One challenge with 360-degree cameras is mounting them in a way that they can "see" all around.  To reduce obstructions for this camera, it was suspended about 3m below a box of tracking gear.  It was suspended by a string and a USB umbilical providing additional power.  The tracking box (from NSL-67 et.al.) held the following:
   -A 'power bank' battery pack for additional power to the 360 camera
   -808 #16 camera looking down at the suspended 360 camera
   -AP510 APRS tracker 
   -Outside Hung Compact Rain-Activated Pull-down
   -Raspberry Pi Zero with GPS, camera, LoRa and modified PITS (Pi-In-The-Sky) software
The parachute was adjusted for a slightly faster than usual descent, just in case.  

We were watching the weather closely and eventually chose the morning of Sunday, Nov 25, 2018 to launch.   To keep the payload out of the ocean, we launched from Bray Park in Siler City, with hopes to land west of Greenville, NC.  A 600g balloon was filled with over 2500g of neck lift of H2.  Any less and we risk a wet landing.  This much gas may prevent us from reaching 35km, but super high altitude wasn't a requirement for this test flight.
  Prediction track the day before launch

The morning was chilly, so we quickly assembled the payload and filled the balloon; all the while, discussing how we would coordinate the fast release of the payload.  We waited until the last moment to activate the video cameras and then released the balloon.  With that much neck lift, the flight took off like a shot -- we planned for that, but were still surprised by its speed.   Then we quickly packed up and high-tailed it towards Greenville.
 Looking down from the 808 camera, a moment after launch.

As the flight ascended through the morning fog, its ground-speed increased, at times exceeding 250km/h !   The chase crew, driving only half that speed, fell behind.   The poor camera hanging below was swinging like a pendulum.

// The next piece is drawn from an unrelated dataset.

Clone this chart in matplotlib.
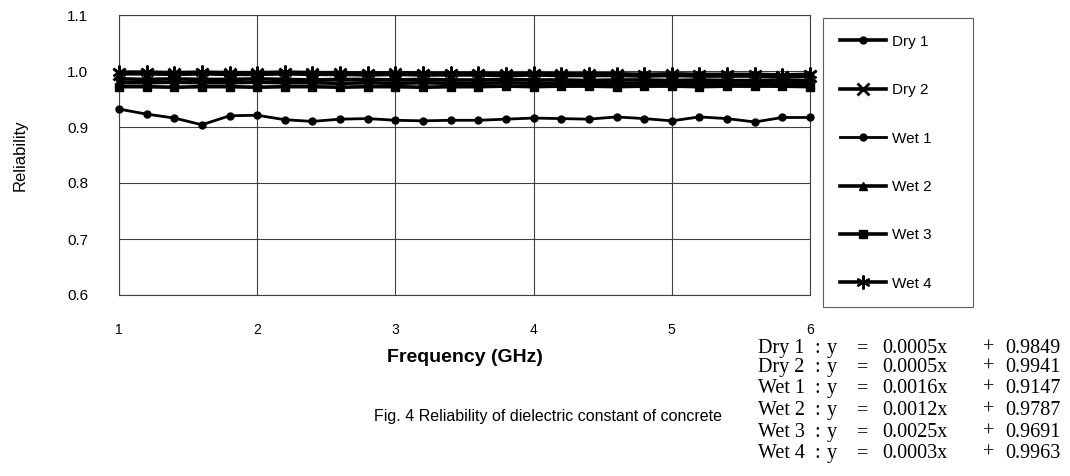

        Pi camera images during ascent

     Looking down at the swinging camera

At 16km over Wilson County, the flight rose above the fastest jet of winds and slowed down its horizontal drift.  This gave us a short opportunity to try to catch up.  The layer of mackerel clouds seen in the early morning, started to dissipate, revealing a beautifully sunny day.

       Pi camera images approaching 30km

The balloon burst at 97,600kft.

The chase crew converged upon the projected landing area but arrived about 5 minutes too late to watch it.  As usual, the APRS tracking gear was unable to reach the regional iGate once below 500m, so portable receiving gear was used to pin-point the exact landing place.   There are lots of large open farm fields in that part of the state; so of course, the payload landed up high in a tree overlooking a soybean field.
     Landing as seen from the ground and from the payload

The Pi camera operated until early the next morning, catching the views of sunset from high in the tree.
Light rain was expected the next day, which would activate the spool of string.  So it was decided to leave the payload up the tree.  The landowner also "knew a guy" with a bucket truck.  A couple of days later the entire package was retrieved successfully.

    Flight visualization

  Temperature profile inside the payload box (near the 360 camera power bank)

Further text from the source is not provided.